Reputation: 375
I have a Solr index of about 5 million documents at 8GB using Solr 4.7.0. I require grouping in Solr, but find it to be too slow. Here is the group configuration:
group=on
group.facet=on
group.field=workId
group.ngroups=on
The machine has ample memory at 24GB and 4GB is allocated to Solr itself. Queries are generally taking about 1200ms compared to 90ms when grouping is turned off.
I ran across a plugin called CollapsingQParserPlugin which uses a filter query to remove all but one of a group.
fq={!collapse field=workId}
It's designed for indexes that have a lot of unique groups. I have about 3.8 million. This approach is much much faster at about 120ms. It's a beautiful solution for me except for one thing. Because it filters out other members of the group, only facets from the representative document are counted. For instance, if I have the following three documents:
"docs": [
{
"id": "1",
"workId": "abc",
"type": "book"
},
{
"id": "2",
"workId": "abc",
"type": "ebook"
},
{
"id": "3",
"workId": "abc",
"type": "ebook"
}
]
once collapsed, only the top one shows up in the results. Because the other two get filtered out, the facet counts look like
"type": ["book":1]
instead of
"type": ["book":1, "ebook":1]
Is there a way to get group.facet counts using the collapse filter query?
Upvotes: 4
Views: 1457
Reputation: 375
According to Yonik Seeley, the correct group facet counts can be gathered using the JSON Facet API. His comments can be found at:
I tested out his method and it works great. I still use the CollapsingQParserPlugin to collapse the results, but I exclude the filter when counting up the facets like so:
fq={!tag=workId}{!collapse field=workId}
json.facet={
type: {
type: terms,
field: type,
facet: {
workCount: "unique(workId)"
},
domain: {
excludeTags: [workId]
}
}
}
And the result:
{
"facets": {
"count": 3,
"type": {
"buckets": [
{
"val": "ebook",
"count": 2,
"workCount": 1
},
{
"val": "book",
"count": 1,
"workCount": 1
}
]
}
}
}
Upvotes: 3
Reputation: 375
I was unable to find a way to do this with Solr or plugin configurations, so I developed a work around to effectively create group facet counts while still using the CollapsingQParserPlugin.

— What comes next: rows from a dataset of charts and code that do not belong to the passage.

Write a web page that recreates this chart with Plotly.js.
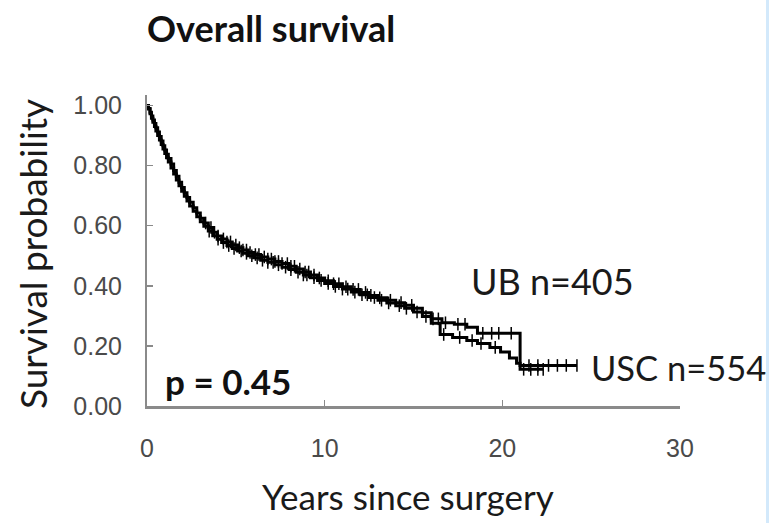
<!DOCTYPE html>
<html>
<head>
<meta charset="utf-8">
<script src="https://cdn.plot.ly/plotly-3.0.1.min.js"></script>
<style>
  html, body { margin: 0; padding: 0; background: #ffffff; }
  #chart { width: 769px; height: 523px; }
</style>
</head>
<body>
<div id="chart"></div>
<script>
// Kaplan-Meier estimates, overall survival by group
const ubTimes = [0, 0.08, 0.17, 0.25, 0.33, 0.42, 0.5, 0.6, 0.7, 0.8, 0.9, 1.0, 1.1, 1.2, 1.35, 1.5, 1.65, 1.8, 1.95, 2.1, 2.25, 2.4, 2.6, 2.8, 3.0, 3.2, 3.45, 3.7, 3.95, 4.2, 4.5, 4.8, 5.1, 5.4, 5.7, 6.0, 6.4, 6.8, 7.2, 7.6, 8.0, 8.4, 8.8, 9.2, 9.6, 10.0, 10.5, 11.0, 11.5, 12.0, 12.5, 13.0, 13.5, 14.0, 14.5, 15.0, 15.5, 16.0, 16.6, 17.3, 18.0, 18.6, 21.0, 24.2];
const ubSurv = [1.0, 0.99, 0.978, 0.965, 0.952, 0.94, 0.926, 0.912, 0.897, 0.882, 0.866, 0.852, 0.838, 0.824, 0.805, 0.784, 0.765, 0.745, 0.727, 0.71, 0.694, 0.678, 0.66, 0.642, 0.625, 0.609, 0.594, 0.578, 0.566, 0.556, 0.546, 0.536, 0.527, 0.519, 0.511, 0.504, 0.496, 0.489, 0.481, 0.474, 0.465, 0.456, 0.446, 0.436, 0.426, 0.417, 0.407, 0.397, 0.388, 0.378, 0.368, 0.36, 0.352, 0.344, 0.335, 0.325, 0.31, 0.29, 0.277, 0.272, 0.262, 0.242, 0.135, 0.135];
const ubCensored = [3.3, 3.6, 3.8, 4.0, 4.3, 4.5, 4.7, 5.0, 5.2, 5.4, 5.6, 5.8, 6.1, 6.3, 6.6, 6.8, 7.0, 7.2, 7.4, 7.6, 7.9, 8.1, 8.3, 8.6, 8.9, 9.1, 9.4, 9.7, 10.2, 10.5, 10.8, 11.2, 11.6, 11.9, 12.3, 12.6, 13.1, 13.7, 14.3, 14.9, 16.1, 16.4, 16.8, 17.5, 17.9, 18.9, 19.4, 19.8, 20.5, 21.5, 22.0, 22.6, 23.1, 23.6, 24.2];

const uscTimes = [0, 0.08, 0.17, 0.25, 0.33, 0.42, 0.5, 0.6, 0.7, 0.8, 0.9, 1.0, 1.1, 1.2, 1.35, 1.5, 1.65, 1.8, 1.95, 2.1, 2.25, 2.4, 2.6, 2.8, 3.0, 3.2, 3.45, 3.7, 3.95, 4.2, 4.5, 4.8, 5.1, 5.4, 5.7, 6.0, 6.4, 6.8, 7.2, 7.6, 8.0, 8.4, 8.8, 9.2, 9.6, 10.0, 10.5, 11.0, 11.5, 12.0, 12.5, 13.0, 13.5, 14.0, 14.5, 15.0, 15.5, 16.0, 16.5, 17.2, 18.0, 18.6, 19.3, 19.9, 20.4, 20.8, 21.0, 22.3];
const uscSurv = [1.0, 0.988, 0.973, 0.958, 0.944, 0.93, 0.915, 0.9, 0.885, 0.87, 0.855, 0.84, 0.826, 0.812, 0.792, 0.772, 0.752, 0.733, 0.715, 0.698, 0.682, 0.666, 0.648, 0.63, 0.613, 0.598, 0.582, 0.567, 0.555, 0.544, 0.534, 0.524, 0.516, 0.508, 0.5, 0.493, 0.485, 0.478, 0.47, 0.462, 0.454, 0.445, 0.436, 0.427, 0.418, 0.408, 0.398, 0.389, 0.379, 0.37, 0.361, 0.352, 0.343, 0.334, 0.325, 0.313, 0.298, 0.275, 0.238, 0.228, 0.218, 0.208, 0.195, 0.18, 0.16, 0.142, 0.122, 0.122];
const uscCensored = [3.5, 4.0, 4.3, 4.6, 4.9, 5.3, 5.6, 5.9, 6.2, 6.5, 6.8, 7.1, 7.4, 7.8, 8.1, 8.5, 8.8, 9.0, 9.4, 9.8, 10.2, 10.6, 11.0, 11.3, 11.7, 12.1, 12.4, 12.8, 13.2, 13.6, 14.2, 14.6, 15.2, 15.7, 16.7, 17.6, 18.3, 18.8, 19.6, 21.2, 21.6, 22.0, 22.3];

const xTicks = [0, 10, 20, 30];
const yTicks = [0, 0.2, 0.4, 0.6, 0.8, 1.0];
const yTickText = ['0.00', '0.20', '0.40', '0.60', '0.80', '1.00'];

const groupLabels = ['UB n=405', 'USC n=554'];
const pValueText = 'p = 0.45';

// Value of a right-continuous step function at time t
function stepValue(times, surv, t) {
  let v = surv[0];
  for (let i = 0; i < times.length; i++) {
    if (times[i] <= t) v = surv[i]; else break;
  }
  return v;
}

function curve(times, surv) {
  return {
    x: times, y: surv, type: 'scatter', mode: 'lines',
    line: { shape: 'hv', color: '#000000', width: 3 },
    hoverinfo: 'skip', showlegend: false
  };
}

function censorMarks(times, surv, cens) {
  return {
    x: cens, y: cens.map(t => stepValue(times, surv, t)),
    type: 'scatter', mode: 'markers',
    marker: { symbol: 'line-ns-open', size: 9, color: '#000000',
              line: { color: '#000000', width: 1.5 } },
    hoverinfo: 'skip', showlegend: false
  };
}

const data = [
  curve(uscTimes, uscSurv),
  curve(ubTimes, ubSurv),
  censorMarks(uscTimes, uscSurv, uscCensored),
  censorMarks(ubTimes, ubSurv, ubCensored)
];

const calibriLike = 'Lato, "Open Sans", sans-serif';
const tickFont = { family: '"Liberation Sans", Arial, sans-serif', size: 25, color: '#4a4a4a' };

const layout = {
  width: 769, height: 523,
  margin: { l: 147, r: 89, t: 95, b: 117 },
  paper_bgcolor: '#ffffff', plot_bgcolor: '#ffffff',
  title: {
    text: '<b>Overall survival</b>',
    font: { family: calibriLike, size: 36, color: '#111111' },
    xref: 'paper', x: 0, xanchor: 'left',
    yref: 'container', y: 0.943, yanchor: 'middle'
  },
  xaxis: {
    range: [0, 30], tickvals: xTicks, ticktext: xTicks.map(String),
    showgrid: false, zeroline: false,
    showline: true, linecolor: '#8a8a8a', linewidth: 2.5,
    ticks: 'inside', ticklen: 6, tickwidth: 1.5, tickcolor: '#8a8a8a',
    tickfont: tickFont, ticklabelstandoff: 18,
    fixedrange: true
  },
  yaxis: {
    range: [0, 1.035], tickvals: yTicks, ticktext: yTickText,
    showgrid: false, zeroline: false,
    showline: true, linecolor: '#8a8a8a', linewidth: 2,
    ticks: 'inside', ticklen: 6, tickwidth: 1.5, tickcolor: '#8a8a8a',
    tickfont: tickFont, ticklabelstandoff: 18,
    fixedrange: true
  },
  annotations: [
    { text: 'Survival probability', textangle: -90, showarrow: false,
      xref: 'paper', yref: 'paper', x: -0.215, y: 0.49, xanchor: 'center', yanchor: 'middle',
      font: { family: calibriLike, size: 37, color: '#1a1a1a' } },
    { text: 'Years since surgery', showarrow: false,
      xref: 'paper', yref: 'paper', x: 0.49, y: -0.29, xanchor: 'center', yanchor: 'middle',
      font: { family: calibriLike, size: 35, color: '#1a1a1a' } },
    { text: groupLabels[0], showarrow: false, xref: 'x', yref: 'y', x: 22.8, y: 0.415,
      xanchor: 'center', yanchor: 'middle',
      font: { family: calibriLike, size: 36, color: '#1a1a1a' } },
    { text: groupLabels[1], showarrow: false, xref: 'x', yref: 'y', x: 29.9, y: 0.128,
      xanchor: 'center', yanchor: 'middle',
      font: { family: calibriLike, size: 34.5, color: '#1a1a1a' } },
    { text: '<b>' + pValueText + '</b>', showarrow: false, xref: 'x', yref: 'y', x: 4.56, y: 0.083,
      xanchor: 'center', yanchor: 'middle',
      font: { family: calibriLike, size: 35, color: '#111111' } }
  ],
  shapes: [
    { type: 'rect', xref: 'paper', yref: 'paper',
      x0: (766 - 147) / 533, x1: (770 - 147) / 533, y0: -0.4, y1: 1.35,
      fillcolor: '#d3e9fb', line: { width: 0 }, layer: 'below' }
  ]
};

Plotly.newPlot('chart', data, layout, { displayModeBar: false, staticPlot: true });
</script>
</body>
</html>
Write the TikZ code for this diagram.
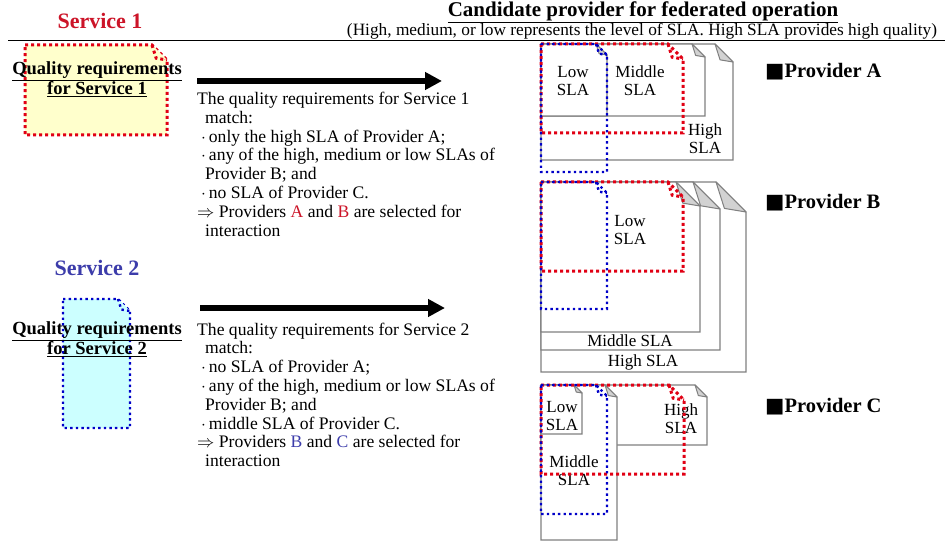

I do this by making a duplicate of the fields I'll be faceting on and making sure all facet values for the entire group are in each document like so:
"docs": [
{
"id": "1",
"workId": "abc",
"type": "book",
"facetType": [
"book",
"ebook"
]
},
{
"id": "2",
"workId": "abc",
"type": "ebook",
"facetType": [
"book",
"ebook"
]
},
{
"id": "3",
"workId": "abc",
"type": "ebook",
"facetType": [
"book",
"ebook"
]
}
]
When I ask Solr to generate facet counts, I use the new field:
facet.field=facetType
This ensures that all facet values are accounted for and that the counts represent groups. But when I use a filter query, I revert back to using the old field:
fq=type:book
This way the correct document is chosen to represent the group.
I know this is a dirty, complex way to make it work, but it does work and that's what I needed. Also it requires the ability to query your documents before insertion into Solr, which calls for some development. If anyone has a simpler solution I would still love to hear it.
Upvotes: 2